▶ [Problem description] Reproduce every line of the material below, but drop the pictures.

══════════

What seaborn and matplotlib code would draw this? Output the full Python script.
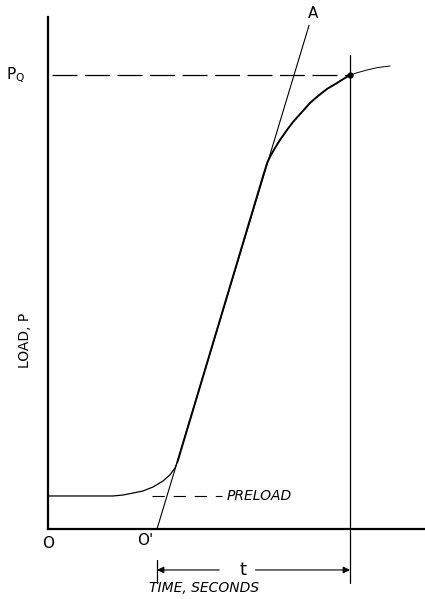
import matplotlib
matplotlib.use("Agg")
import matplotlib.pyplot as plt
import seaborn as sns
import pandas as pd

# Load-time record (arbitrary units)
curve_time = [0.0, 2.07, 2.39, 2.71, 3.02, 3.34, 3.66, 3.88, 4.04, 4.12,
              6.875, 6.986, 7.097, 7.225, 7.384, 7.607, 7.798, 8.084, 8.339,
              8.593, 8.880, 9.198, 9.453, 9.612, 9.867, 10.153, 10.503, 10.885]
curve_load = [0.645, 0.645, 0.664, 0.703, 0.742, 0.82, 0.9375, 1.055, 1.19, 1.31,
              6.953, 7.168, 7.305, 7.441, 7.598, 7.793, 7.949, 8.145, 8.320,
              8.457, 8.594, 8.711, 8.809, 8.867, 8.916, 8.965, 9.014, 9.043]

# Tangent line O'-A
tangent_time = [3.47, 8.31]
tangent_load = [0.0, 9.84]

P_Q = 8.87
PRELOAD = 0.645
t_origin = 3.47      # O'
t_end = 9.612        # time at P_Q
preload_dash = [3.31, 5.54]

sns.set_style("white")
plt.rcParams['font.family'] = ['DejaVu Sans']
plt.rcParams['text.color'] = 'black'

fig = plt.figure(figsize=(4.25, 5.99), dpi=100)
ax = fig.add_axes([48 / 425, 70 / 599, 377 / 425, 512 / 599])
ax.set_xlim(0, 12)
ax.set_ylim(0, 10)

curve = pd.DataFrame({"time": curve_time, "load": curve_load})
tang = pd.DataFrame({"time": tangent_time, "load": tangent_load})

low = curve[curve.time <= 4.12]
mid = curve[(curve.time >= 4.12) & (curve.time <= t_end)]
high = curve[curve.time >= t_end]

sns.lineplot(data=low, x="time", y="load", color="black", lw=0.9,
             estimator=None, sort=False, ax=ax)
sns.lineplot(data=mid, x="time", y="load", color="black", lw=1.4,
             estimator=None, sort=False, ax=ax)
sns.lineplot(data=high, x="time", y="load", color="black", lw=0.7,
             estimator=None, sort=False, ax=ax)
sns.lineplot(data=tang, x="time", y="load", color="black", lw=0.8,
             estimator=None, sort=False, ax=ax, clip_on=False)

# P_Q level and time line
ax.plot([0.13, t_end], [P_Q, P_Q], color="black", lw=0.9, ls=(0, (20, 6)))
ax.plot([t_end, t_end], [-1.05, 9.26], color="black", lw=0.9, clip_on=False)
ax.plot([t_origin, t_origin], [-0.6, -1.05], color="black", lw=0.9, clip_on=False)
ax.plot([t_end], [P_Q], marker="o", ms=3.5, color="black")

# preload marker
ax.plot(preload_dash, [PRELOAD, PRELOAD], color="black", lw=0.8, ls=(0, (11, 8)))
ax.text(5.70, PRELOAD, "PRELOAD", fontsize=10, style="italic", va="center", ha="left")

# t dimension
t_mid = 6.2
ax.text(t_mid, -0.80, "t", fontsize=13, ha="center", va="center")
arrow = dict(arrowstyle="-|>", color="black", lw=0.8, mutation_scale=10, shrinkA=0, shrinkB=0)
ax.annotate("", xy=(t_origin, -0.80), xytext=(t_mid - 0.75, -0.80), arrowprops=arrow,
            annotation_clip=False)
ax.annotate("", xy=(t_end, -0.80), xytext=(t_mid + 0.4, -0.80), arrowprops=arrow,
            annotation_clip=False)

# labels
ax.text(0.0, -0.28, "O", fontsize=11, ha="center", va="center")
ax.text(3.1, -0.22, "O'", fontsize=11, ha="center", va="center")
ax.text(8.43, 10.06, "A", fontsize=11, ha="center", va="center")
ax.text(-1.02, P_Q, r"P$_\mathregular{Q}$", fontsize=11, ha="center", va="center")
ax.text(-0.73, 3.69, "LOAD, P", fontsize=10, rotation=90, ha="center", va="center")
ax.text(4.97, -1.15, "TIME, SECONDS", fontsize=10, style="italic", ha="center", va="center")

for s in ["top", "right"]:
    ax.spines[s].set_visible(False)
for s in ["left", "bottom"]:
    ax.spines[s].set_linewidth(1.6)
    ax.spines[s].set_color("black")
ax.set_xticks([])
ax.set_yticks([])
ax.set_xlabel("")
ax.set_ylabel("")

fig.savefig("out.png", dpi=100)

══════════

▶ [Task result]
What seaborn and matplotlib code would draw this? Output the full Python script.
import matplotlib
matplotlib.use("Agg")
import matplotlib.pyplot as plt
import seaborn as sns
import pandas as pd

# Load-time record (arbitrary units)
curve_time = [0.0, 2.07, 2.39, 2.71, 3.02, 3.34, 3.66, 3.88, 4.04, 4.12,
              6.875, 6.986, 7.097, 7.225, 7.384, 7.607, 7.798, 8.084, 8.339,
              8.593, 8.880, 9.198, 9.453, 9.612, 9.867, 10.153, 10.503, 10.885]
curve_load = [0.645, 0.645, 0.664, 0.703, 0.742, 0.82, 0.9375, 1.055, 1.19, 1.31,
              6.953, 7.168, 7.305, 7.441, 7.598, 7.793, 7.949, 8.145, 8.320,
              8.457, 8.594, 8.711, 8.809, 8.867, 8.916, 8.965, 9.014, 9.043]

# Tangent line O'-A
tangent_time = [3.47, 8.31]
tangent_load = [0.0, 9.84]

P_Q = 8.87
PRELOAD = 0.645
t_origin = 3.47      # O'
t_end = 9.612        # time at P_Q
preload_dash = [3.31, 5.54]

sns.set_style("white")
plt.rcParams['font.family'] = ['DejaVu Sans']
plt.rcParams['text.color'] = 'black'

fig = plt.figure(figsize=(4.25, 5.99), dpi=100)
ax = fig.add_axes([48 / 425, 70 / 599, 377 / 425, 512 / 599])
ax.set_xlim(0, 12)
ax.set_ylim(0, 10)

curve = pd.DataFrame({"time": curve_time, "load": curve_load})
tang = pd.DataFrame({"time": tangent_time, "load": tangent_load})

low = curve[curve.time <= 4.12]
mid = curve[(curve.time >= 4.12) & (curve.time <= t_end)]
high = curve[curve.time >= t_end]

sns.lineplot(data=low, x="time", y="load", color="black", lw=0.9,
             estimator=None, sort=False, ax=ax)
sns.lineplot(data=mid, x="time", y="load", color="black", lw=1.4,
             estimator=None, sort=False, ax=ax)
sns.lineplot(data=high, x="time", y="load", color="black", lw=0.7,
             estimator=None, sort=False, ax=ax)
sns.lineplot(data=tang, x="time", y="load", color="black", lw=0.8,
             estimator=None, sort=False, ax=ax, clip_on=False)

# P_Q level and time line
ax.plot([0.13, t_end], [P_Q, P_Q], color="black", lw=0.9, ls=(0, (20, 6)))
ax.plot([t_end, t_end], [-1.05, 9.26], color="black", lw=0.9, clip_on=False)
ax.plot([t_origin, t_origin], [-0.6, -1.05], color="black", lw=0.9, clip_on=False)
ax.plot([t_end], [P_Q], marker="o", ms=3.5, color="black")

# preload marker
ax.plot(preload_dash, [PRELOAD, PRELOAD], color="black", lw=0.8, ls=(0, (11, 8)))
ax.text(5.70, PRELOAD, "PRELOAD", fontsize=10, style="italic", va="center", ha="left")

# t dimension
t_mid = 6.2
ax.text(t_mid, -0.80, "t", fontsize=13, ha="center", va="center")
arrow = dict(arrowstyle="-|>", color="black", lw=0.8, mutation_scale=10, shrinkA=0, shrinkB=0)
ax.annotate("", xy=(t_origin, -0.80), xytext=(t_mid - 0.75, -0.80), arrowprops=arrow,
            annotation_clip=False)
ax.annotate("", xy=(t_end, -0.80), xytext=(t_mid + 0.4, -0.80), arrowprops=arrow,
            annotation_clip=False)

# labels
ax.text(0.0, -0.28, "O", fontsize=11, ha="center", va="center")
ax.text(3.1, -0.22, "O'", fontsize=11, ha="center", va="center")
ax.text(8.43, 10.06, "A", fontsize=11, ha="center", va="center")
ax.text(-1.02, P_Q, r"P$_\mathregular{Q}$", fontsize=11, ha="center", va="center")
ax.text(-0.73, 3.69, "LOAD, P", fontsize=10, rotation=90, ha="center", va="center")
ax.text(4.97, -1.15, "TIME, SECONDS", fontsize=10, style="italic", ha="center", va="center")

for s in ["top", "right"]:
    ax.spines[s].set_visible(False)
for s in ["left", "bottom"]:
    ax.spines[s].set_linewidth(1.6)
    ax.spines[s].set_color("black")
ax.set_xticks([])
ax.set_yticks([])
ax.set_xlabel("")
ax.set_ylabel("")

fig.savefig("out.png", dpi=100)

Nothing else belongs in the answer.